Damn you MacKay (oh, how very Stargate)
How old were you when you started programming?
You young people today with your 4Gb of memory and your multi-core processors and your fancy disk drives. It’s not like I was when I was young, oh no. My school had an RM 380Z, with a grand 4Kb of memory, 8" floppy drives a fat clunky keyboard and a main CPU box that was the size of 2 Xboxes.
How did you get started in programming?
The computer teacher was our headmaster. He couldn’t really cope. So I grabbed the manual myself and started. Being the precocious little brat that you all know and love soon I was teaching him. But that passed, the 380Z was retired and home computers started to become affordable. I sold off my Scalextric set (much to my dad’s disgust) and begged my parents to make up the rest of the money to buy a computer. I can remember going around the resellers looking at the Dragon 32, the Acorn Atom, the Commodore Vic20 and the ZX Spectrum. The Dragon reseller was working out of his house. Of course all the demo machines had games set up to show off their specifications but I managed to persuade the parents it would be educational. I settled on the Spectrum with its "dead flesh" keyboard. Rubber doesn’t have tactile feedback, well not the type you want anyway. I hooked up the tape drive and away I went. Obviously it was games at first, the joys of Manic Miner still appeal today, but after a while curiosity took hold and I wanted to know how to do it myself. Numerous magazines, retyped BASIC programs and I was hooked.
What was your first language?
Spectrum BASIC. Which was fun because you didn’t type GOTO. Oh no, Spectrum BASIC was strange, you typed the line number (remember those kids?) and a space and then the next keystroke would enter an entire keyword. After that it was hand assembling machine code and using PEEK and POKE.
What was the first real program that you wrote?
I guess that depends what you count as real. I had a competitive thing going with one of my friends, he on his BBC B with its structured BASIC and myself on the Spectrum. Text adventures were all the rage so we both wrote those. You try putting a full English parser in 48k, utterly impossible, but we kept trying. I had code published in a magazine for the BBC Micro which did funky stuff with a Watford Electronics EEPROM board (attempting to emulate the way the BBC Master loaded ROMS). But if real means for money then a QuickBASIC program which polled an IBM mini-computer, pulled down data and printer out bar codes on a laser printer for sticking onto boxes.
What languages have you used since you started programming?
From Spectrum BASIC there was Z80 assembly. Then I got a BBC B and there was 6502 assembly. After that Pascal, COBOL and Modula2 in my brief stint in higher education. Then QuickBASIC under DOS on an original IBM XT (back in the days when IBM had circuit diagrams and a full assembly listing of the BIOS in the reference manuals) and RPGIII on a System/38. Then C, C++, Visual C++ with MFC, Visual Basic, SQL, VBScript (for ASP and WScript) then C# with bits of VB.Net thrown in.

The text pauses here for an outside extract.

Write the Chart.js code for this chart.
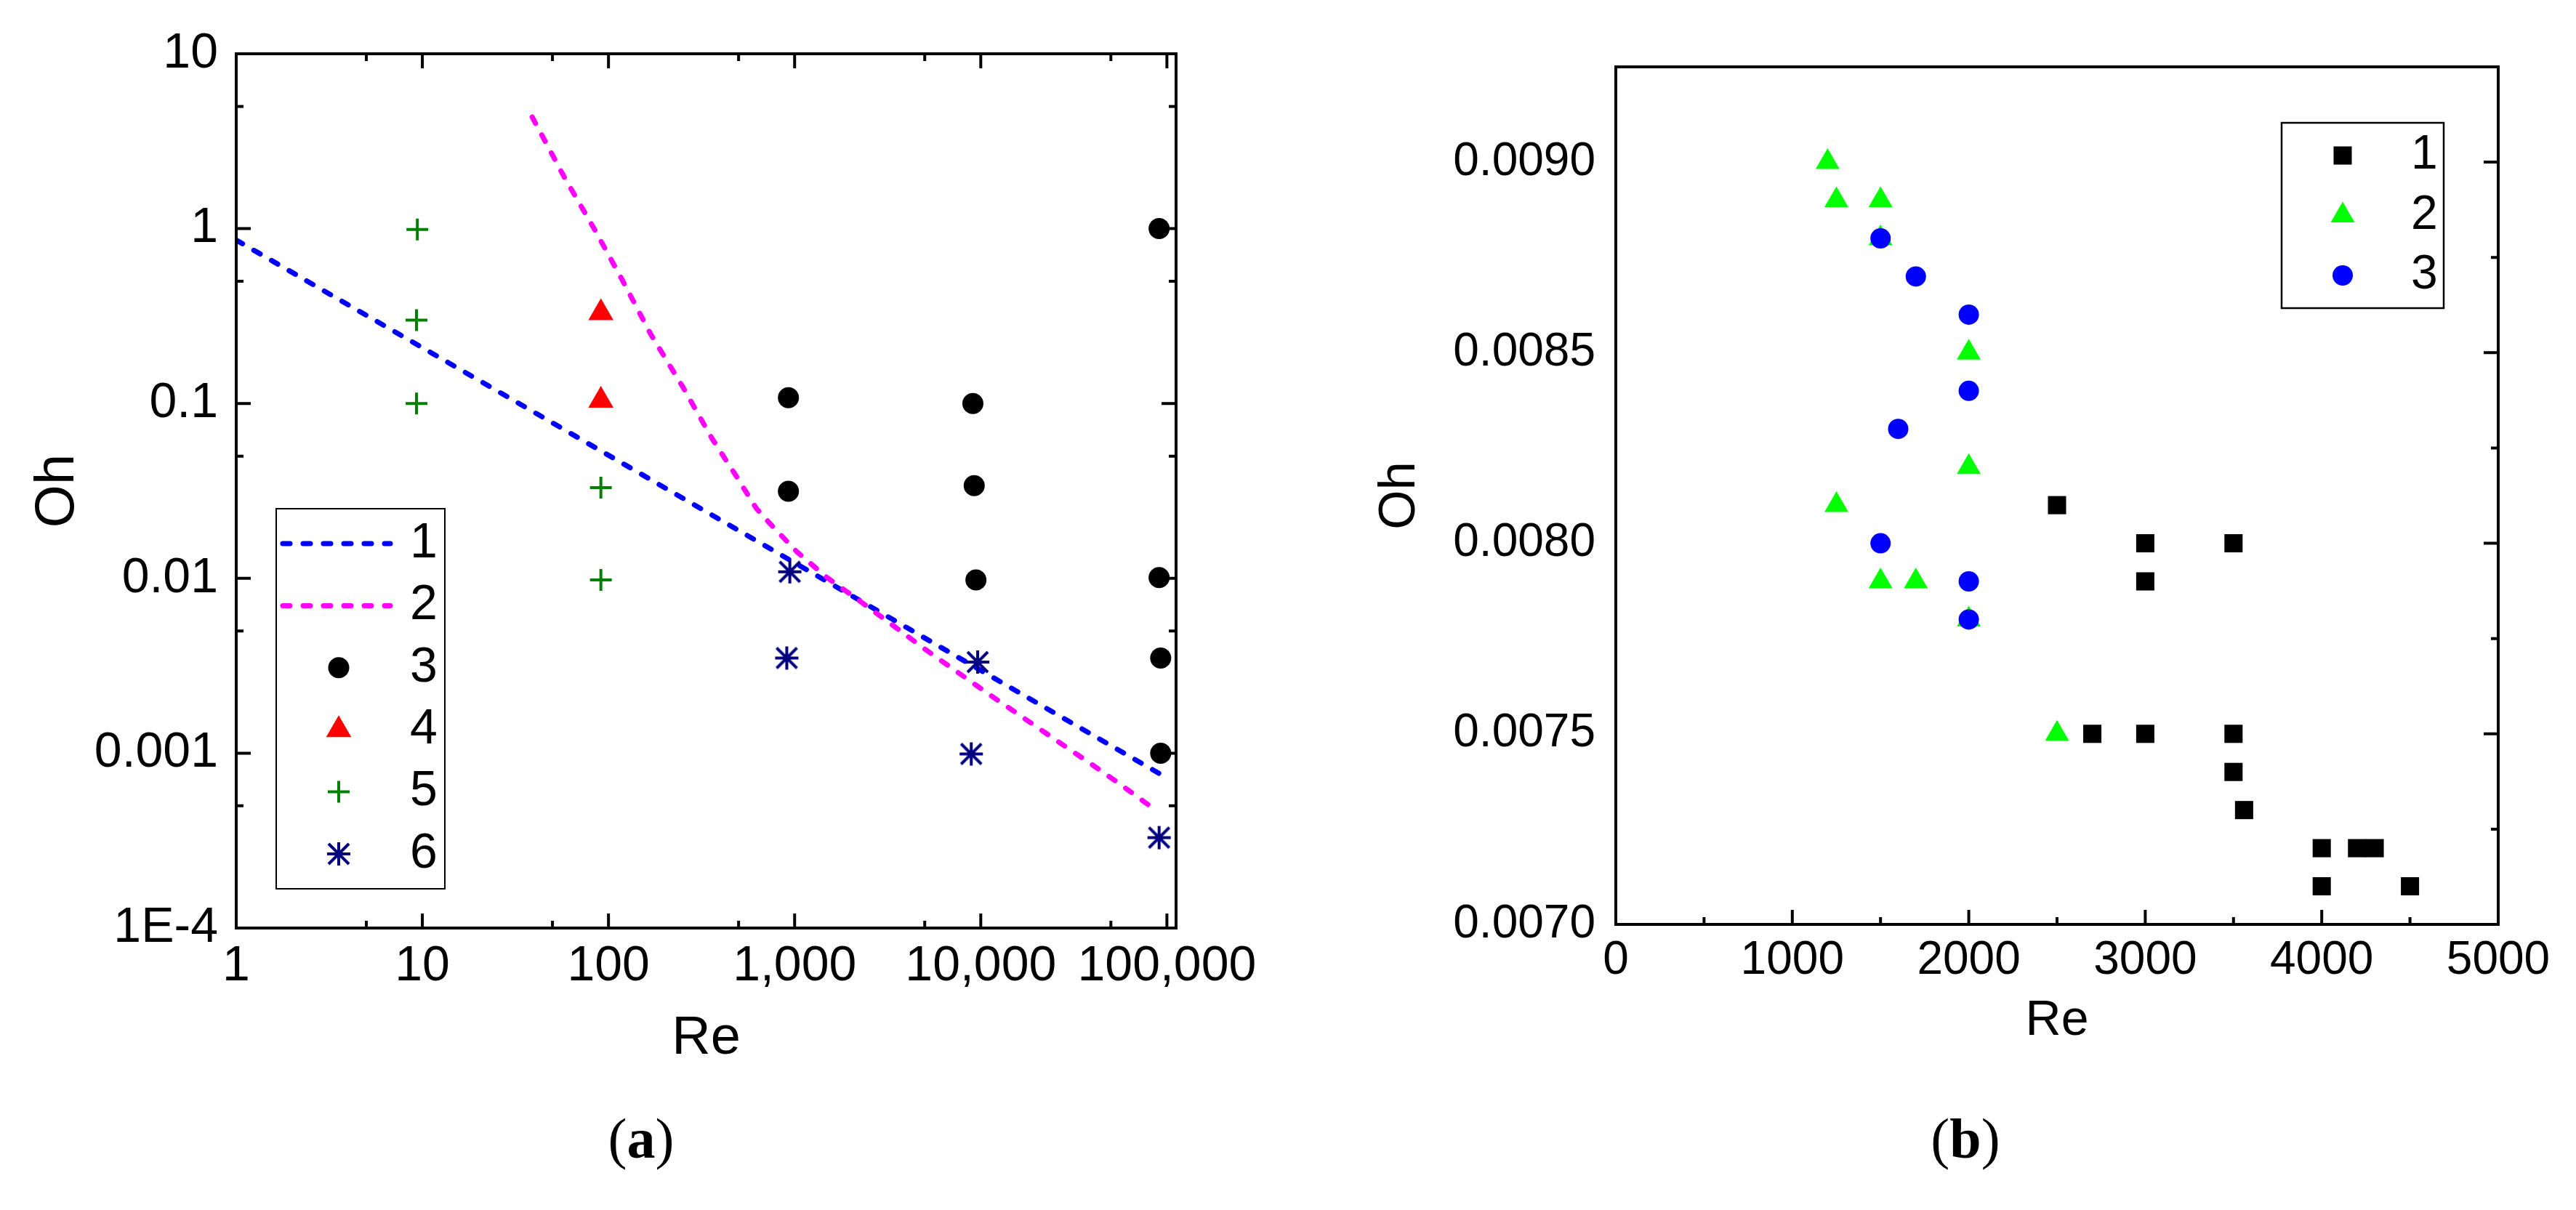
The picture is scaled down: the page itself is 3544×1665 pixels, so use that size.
<!DOCTYPE html>
<html>
<head>
<meta charset="utf-8">
<script src="https://cdn.jsdelivr.net/npm/chart.js@4.4.1/dist/chart.umd.min.js"></script>
<style>
html,body{margin:0;padding:0;background:#fff;}
body{width:3544px;height:1665px;position:relative;overflow:hidden;}
canvas{position:absolute;top:0;}
#cA{left:0;}
#cB{left:1780px;}
.cap{position:absolute;width:400px;text-align:center;font-family:'Liberation Serif','Times New Roman',serif;font-size:78px;line-height:90px;color:#000;top:1522px;}
</style>
</head>
<body>
<canvas id="cA" width="1780" height="1665" style="width:1780px;height:1665px"></canvas>
<canvas id="cB" width="1764" height="1665" style="width:1764px;height:1665px"></canvas>
<div class="cap" style="left:682px">(<b>a</b>)</div>
<div class="cap" style="left:2504px">(<b>b</b>)</div>
<script>
// ================= Panel (a) data =================
const aLegendLabels = ['1', '2', '3', '4', '5', '6'];
const aLine1Re = [1, 96000];
const aLine1Oh = [0.86, 0.00074];
const aLine2Re = [38.9, 57.8, 84.3, 119.6, 168.6, 250, 359, 474, 621, 730, 1027, 1500, 2266, 3430, 5003, 7560, 11450, 17300, 26200, 39600, 59600, 87300];
const aLine2Oh = [4.35, 1.975, 0.986, 0.50, 0.249, 0.125, 0.0633, 0.040, 0.0252, 0.0208, 0.0142, 0.01007, 0.00735, 0.00531, 0.00394, 0.00289, 0.00212, 0.00157, 0.00116, 0.000861, 0.000634, 0.000471];
const aS3Re = [926, 926, 9070, 9220, 9420, 90800, 90800, 92600, 92600];
const aS3Oh = [0.108, 0.0315, 0.1, 0.0339, 0.0098, 1.0, 0.0101, 0.0035, 0.001];
const aS4Re = [91, 91];
const aS4Oh = [0.33, 0.104];
const aS5Re = [9.4, 9.3, 9.3, 91, 91];
const aS5Oh = [0.99, 0.3, 0.1, 0.033, 0.0098];
const aS6Re = [942, 907, 9620, 8890, 90800];
const aS6Oh = [0.0109, 0.0035, 0.00332, 0.00099, 0.000329];
const aXTicks = [1, 10, 100, 1000, 10000, 100000];
const aXTickLabels = ['1', '10', '100', '1,000', '10,000', '100,000'];
const aXMinor = [5, 50, 500, 5000, 50000];
const aYTicks = [0.0001, 0.001, 0.01, 0.1, 1, 10];
const aYTickLabels = ['1E-4', '0.001', '0.01', '0.1', '1', '10'];
const aYMinor = [0.0005, 0.005, 0.05, 0.5, 5];
const aXTitle = 'Re';
const aYTitle = 'Oh';

// ================= Panel (b) data =================
const bLegendLabels = ['1', '2', '3'];
const bS1Re = [2500, 2700, 3000, 3000, 3000, 3500, 3500, 3500, 3560, 4000, 4000, 4200, 4300, 4500];
const bS1Oh = [0.0081, 0.0075, 0.0080, 0.0079, 0.0075, 0.0080, 0.0075, 0.0074, 0.0073, 0.0072, 0.0071, 0.0072, 0.0072, 0.0071];
const bS2Re = [1200, 1250, 1500, 1500, 2000, 2000, 1250, 1500, 1700, 2000, 2500];
const bS2Oh = [0.0090, 0.0089, 0.0089, 0.0088, 0.0085, 0.0082, 0.0081, 0.0079, 0.0079, 0.0078, 0.0075];
const bS3Re = [1500, 1700, 2000, 2000, 1600, 1500, 2000, 2000];
const bS3Oh = [0.0088, 0.0087, 0.0086, 0.0084, 0.0083, 0.0080, 0.0079, 0.0078];
const bXTicks = [0, 1000, 2000, 3000, 4000, 5000];
const bXTickLabels = ['0', '1000', '2000', '3000', '4000', '5000'];
const bXMinor = [500, 1500, 2500, 3500, 4500];
const bYTicks = [0.0070, 0.0075, 0.0080, 0.0085, 0.0090];
const bYTickLabels = ['0.0070', '0.0075', '0.0080', '0.0085', '0.0090'];
const bYMinor = [0.00725, 0.00775, 0.00825, 0.00875];
const bXTitle = 'Re';
const bYTitle = 'Oh';

// ================= helpers =================
const FONT = "'Liberation Sans', Arial, Helvetica, sans-serif";
Chart.defaults.font.family = FONT;
Chart.defaults.color = '#000';

function pts(xs, ys) { return xs.map((x, i) => ({x: x, y: ys[i]})); }

function makeAsterisk(color) {
  const c = document.createElement('canvas');
  c.width = 36; c.height = 36;
  const g = c.getContext('2d');
  g.strokeStyle = color; g.lineWidth = 4;
  g.beginPath();
  g.moveTo(2, 18); g.lineTo(34, 18);
  g.moveTo(18, 2); g.lineTo(18, 34);
  g.moveTo(4, 4); g.lineTo(32, 32);
  g.moveTo(32, 4); g.lineTo(4, 32);
  g.stroke();
  return c;
}

function drawMarker(ctx, ds, x, y) {
  const r = ds.pointRadius, st = ds.pointStyle;
  ctx.save();
  ctx.fillStyle = ds.pointBackgroundColor || '#000';
  ctx.strokeStyle = ds.pointBorderColor || '#000';
  ctx.lineWidth = ds.pointBorderWidth || 0;
  ctx.setLineDash([]);
  if (st instanceof HTMLCanvasElement) {
    ctx.drawImage(st, x - st.width / 2, y - st.height / 2);
  } else if (st === 'circle') {
    ctx.beginPath(); ctx.arc(x, y, r, 0, Math.PI * 2); ctx.fill();
  } else if (st === 'triangle') {
    const s = Math.sin(Math.PI * 2 / 3) * r;
    ctx.beginPath(); ctx.moveTo(x, y - r); ctx.lineTo(x + s, y + r / 2); ctx.lineTo(x - s, y + r / 2); ctx.closePath(); ctx.fill();
  } else if (st === 'rect') {
    const h = Math.SQRT1_2 * r;
    ctx.fillRect(x - h, y - h, 2 * h, 2 * h);
  } else if (st === 'cross') {
    ctx.beginPath(); ctx.moveTo(x - r, y); ctx.lineTo(x + r, y); ctx.moveTo(x, y - r); ctx.lineTo(x, y + r); ctx.stroke();
  }
  ctx.restore();
}

function frameTicksPlugin(cfg) {
  return {
    id: 'frameTicks',
    afterDatasetsDraw(chart) {
      const ctx = chart.ctx, a = chart.chartArea, xs = chart.scales.x, ys = chart.scales.y;
      ctx.save();
      ctx.strokeStyle = '#000';
      ctx.lineWidth = cfg.tickWidth;
      ctx.setLineDash([]);
      ctx.beginPath();
      const xt = (vals, len) => vals.forEach(v => {
        const p = xs.getPixelForValue(v);
        if (cfg.bottom) { ctx.moveTo(p, a.bottom); ctx.lineTo(p, a.bottom - len); }
        if (cfg.top) { ctx.moveTo(p, a.top); ctx.lineTo(p, a.top + len); }
      });
      const yt = (vals, len) => vals.forEach(v => {
        const p = ys.getPixelForValue(v);
        if (cfg.left) { ctx.moveTo(a.left, p); ctx.lineTo(a.left + len, p); }
        if (cfg.right) { ctx.moveTo(a.right, p); ctx.lineTo(a.right - len, p); }
      });
      xt(cfg.xMajor, cfg.majorLen); xt(cfg.xMinor, cfg.minorLen);
      yt(cfg.yMajor, cfg.majorLen); yt(cfg.yMinor, cfg.minorLen);
      ctx.stroke();
      ctx.lineWidth = cfg.frameWidth;
      ctx.strokeRect(a.left, a.top, a.right - a.left, a.bottom - a.top);
      ctx.restore();
    }
  };
}

function legendPlugin(cfg) {
  return {
    id: 'boxLegend',
    afterDraw(chart) {
      const ctx = chart.ctx;
      const dsets = chart.data.datasets;
      ctx.save();
      ctx.fillStyle = '#fff';
      ctx.fillRect(cfg.x1, cfg.y1, cfg.x2 - cfg.x1, cfg.y2 - cfg.y1);
      ctx.strokeStyle = '#000';
      ctx.lineWidth = cfg.boxWidth;
      ctx.strokeRect(cfg.x1, cfg.y1, cfg.x2 - cfg.x1, cfg.y2 - cfg.y1);
      dsets.forEach((ds, i) => {
        const y = cfg.y0 + i * cfg.step;
        if (ds.showLine) {
          ctx.save();
          ctx.strokeStyle = ds.borderColor;
          ctx.lineWidth = ds.borderWidth;
          ctx.lineCap = ds.borderCapStyle || 'butt';
          ctx.setLineDash(ds.borderDash || []);
          ctx.beginPath(); ctx.moveTo(cfg.lineX1, y); ctx.lineTo(cfg.lineX2, y); ctx.stroke();
          ctx.restore();
        } else {
          drawMarker(ctx, ds, cfg.markerX, y);
        }
        ctx.fillStyle = '#000';
        ctx.font = cfg.fontSize + 'px ' + FONT;
        ctx.textAlign = 'left';
        ctx.textBaseline = 'middle';
        ctx.fillText(ds.label, cfg.textX, y);
      });
      ctx.restore();
    }
  };
}

function tickList(values) { return values.map(v => ({value: v})); }

// ================= Chart (a) =================
const asterisk = makeAsterisk('#000080');
new Chart(document.getElementById('cA'), {
  type: 'scatter',
  data: {
    datasets: [
      {label: aLegendLabels[0], data: pts(aLine1Re, aLine1Oh), showLine: true, borderColor: '#0000FF', borderWidth: 7, borderDash: [10, 18], borderCapStyle: 'round', pointRadius: 0, pointHoverRadius: 0, fill: false, order: 6},
      {label: aLegendLabels[1], data: pts(aLine2Re, aLine2Oh), showLine: true, borderColor: '#FF00FF', borderWidth: 7, borderDash: [10, 18], borderCapStyle: 'round', pointRadius: 0, pointHoverRadius: 0, fill: false, tension: 0, order: 5},
      {label: aLegendLabels[2], data: pts(aS3Re, aS3Oh), pointStyle: 'circle', pointRadius: 14.5, pointBackgroundColor: '#000000', pointBorderColor: '#000000', pointBorderWidth: 0, order: 4},
      {label: aLegendLabels[3], data: pts(aS4Re, aS4Oh), pointStyle: 'triangle', pointRadius: 20, pointBackgroundColor: '#FF0000', pointBorderColor: '#FF0000', pointBorderWidth: 0, order: 3},
      {label: aLegendLabels[4], data: pts(aS5Re, aS5Oh), pointStyle: 'cross', pointRadius: 15, pointBackgroundColor: '#008000', pointBorderColor: '#008000', pointBorderWidth: 4, order: 2},
      {label: aLegendLabels[5], data: pts(aS6Re, aS6Oh), pointStyle: asterisk, pointRadius: 18, pointBackgroundColor: '#000080', pointBorderColor: '#000080', pointBorderWidth: 0, order: 1}
    ]
  },
  options: {
    responsive: false,
    animation: false,
    events: [],
    layout: {padding: {left: 0, top: 74, right: 162, bottom: 0}},
    plugins: {legend: {display: false}, tooltip: {enabled: false}, title: {display: false}},
    scales: {
      x: {
        type: 'logarithmic', position: 'bottom', min: 1, max: 112000, bounds: 'data',
        grid: {display: false, drawTicks: false}, border: {display: false},
        afterBuildTicks: s => { s.ticks = tickList(aXTicks); },
        afterFit: s => { s.height = 388; },
        ticks: {autoSkip: false, maxRotation: 0, minRotation: 0, padding: 12, color: '#000',
          font: {size: 68, lineHeight: 1.2},
          callback: (v, i) => aXTickLabels[i]},
        title: {display: true, text: aXTitle, color: '#000', font: {size: 74, lineHeight: 1.2}, padding: {top: 0, bottom: 191}}
      },
      y: {
        type: 'logarithmic', position: 'left', min: 0.0001, max: 10, bounds: 'data',
        grid: {display: false, drawTicks: false}, border: {display: false},
        afterBuildTicks: s => { s.ticks = tickList(aYTicks); },
        afterFit: s => { s.width = 325; },
        ticks: {autoSkip: false, padding: 25, color: '#000',
          font: {size: 68, lineHeight: 1.2},
          callback: (v, i) => aYTickLabels[i]},
        title: {display: true, text: aYTitle, color: '#000', font: {size: 76, lineHeight: 1.2}, padding: {top: 34, bottom: 0}}
      }
    }
  },
  plugins: [
    frameTicksPlugin({xMajor: aXTicks, xMinor: aXMinor, yMajor: aYTicks, yMinor: aYMinor,
      top: true, bottom: true, left: true, right: true, majorLen: 20, minorLen: 10, tickWidth: 4, frameWidth: 4}),
    legendPlugin({x1: 380, y1: 700, x2: 612, y2: 1223, boxWidth: 2, y0: 748, step: 85.4,
      lineX1: 389, lineX2: 537, markerX: 466, textX: 564, fontSize: 68})
  ]
});

// ================= Chart (b) =================
new Chart(document.getElementById('cB'), {
  type: 'scatter',
  data: {
    datasets: [
      {label: bLegendLabels[0], data: pts(bS1Re, bS1Oh), pointStyle: 'rect', pointRadius: 17.7, pointBackgroundColor: '#000000', pointBorderColor: '#000000', pointBorderWidth: 0, order: 2},
      {label: bLegendLabels[1], data: pts(bS2Re, bS2Oh), pointStyle: 'triangle', pointRadius: 19, pointBackgroundColor: '#00FF00', pointBorderColor: '#00FF00', pointBorderWidth: 0, order: 1},
      {label: bLegendLabels[2], data: pts(bS3Re, bS3Oh), pointStyle: 'circle', pointRadius: 14, pointBackgroundColor: '#0000FF', pointBorderColor: '#0000FF', pointBorderWidth: 0, order: 0}
    ]
  },
  options: {
    responsive: false,
    animation: false,
    events: [],
    layout: {padding: {left: 0, top: 92, right: 107, bottom: 0}},
    plugins: {legend: {display: false}, tooltip: {enabled: false}, title: {display: false}},
    scales: {
      x: {
        type: 'linear', position: 'bottom', min: 0, max: 5000, bounds: 'data',
        grid: {display: false, drawTicks: false}, border: {display: false},
        afterBuildTicks: s => { s.ticks = tickList(bXTicks); },
        afterFit: s => { s.height = 393; },
        ticks: {autoSkip: false, maxRotation: 0, minRotation: 0, padding: 12, color: '#000',
          font: {size: 64, lineHeight: 1.2},
          callback: (v, i) => bXTickLabels[i]},
        title: {display: true, text: bXTitle, color: '#000', font: {size: 68, lineHeight: 1.2}, padding: {top: 0, bottom: 219}}
      },
      y: {
        type: 'linear', position: 'left', min: 0.0070, max: 0.00925, bounds: 'data',
        grid: {display: false, drawTicks: false}, border: {display: false},
        afterBuildTicks: s => { s.ticks = tickList(bYTicks); },
        afterFit: s => { s.width = 443; },
        ticks: {autoSkip: false, padding: 28, color: '#000',
          font: {size: 64, lineHeight: 1.2},
          callback: (v, i) => bYTickLabels[i]},
        title: {display: true, text: bYTitle, color: '#000', font: {size: 70, lineHeight: 1.2}, padding: {top: 105, bottom: 0}}
      }
    }
  },
  plugins: [
    frameTicksPlugin({xMajor: bXTicks, xMinor: bXMinor, yMajor: bYTicks, yMinor: bYMinor,
      top: false, bottom: true, left: false, right: true, majorLen: 20, minorLen: 10, tickWidth: 4, frameWidth: 4}),
    legendPlugin({x1: 1359, y1: 169, x2: 1582, y2: 424, boxWidth: 2.5, y0: 214, step: 82.5,
      lineX1: 0, lineX2: 0, markerX: 1443, textX: 1537, fontSize: 66})
  ]
});
</script>
</body>
</html>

What Was Your First Programming Gig?
My first job started off as a tape monkey for AVX Ceramics, an electronics company. I also ended up supporting all the PC users (the secretaries used to bribe me with chocolate to fix their problems first). I remember crawling under the false floor in the operations room to lay cables and the panic when no-one told me the Halon gas alarm was about to be tested. There was a need to produce bar code labels for shipping and so I ended up producing the "real" program I talked about earlier.
If you knew then what you know now would you have started programming?
What makes you think I know anything now? I don’t know if I’d be good at anything else; I’ve invested a lot of time into getting to where I am today and I enjoy it immensely. It suits my twisted mind set so yes, I’d probably still start down that route. However would I head down it if I were starting today given how developers are commoditised and outsourced and thrown aside? That’s a different matter.
If there is one thing you learned along the way that you would tell new developers what would that be?
If you’re in it for the money you’re doing it wrong. I’m lucky; my hobby is my job and that’s what you should be aiming for. Oh, and despite the best efforts of some its very hard to meet hot babes in programming; so think outside work more than I ever did.
What’s the most fun you’ve ever had ... programming?
Fun? Computing is serious business I’ll have you know. I guess SharpSTS is the most fun I’ve had, simply because it was a challenge, trying to build a system around undocumented, unsupported and mostly unloved standards. There’s always SubText as well, which I shamefully am neglecting these days; not so much for the coding but for the people involved and the learning experience you get from picking Phil and Jon's brains. Speaking at TechEd was pretty special too.
So time to spread the love; Peekachu I choose you. Err. No. Jon, Gary, Mr. Murphy, young Plipster and even younger Baby Ben.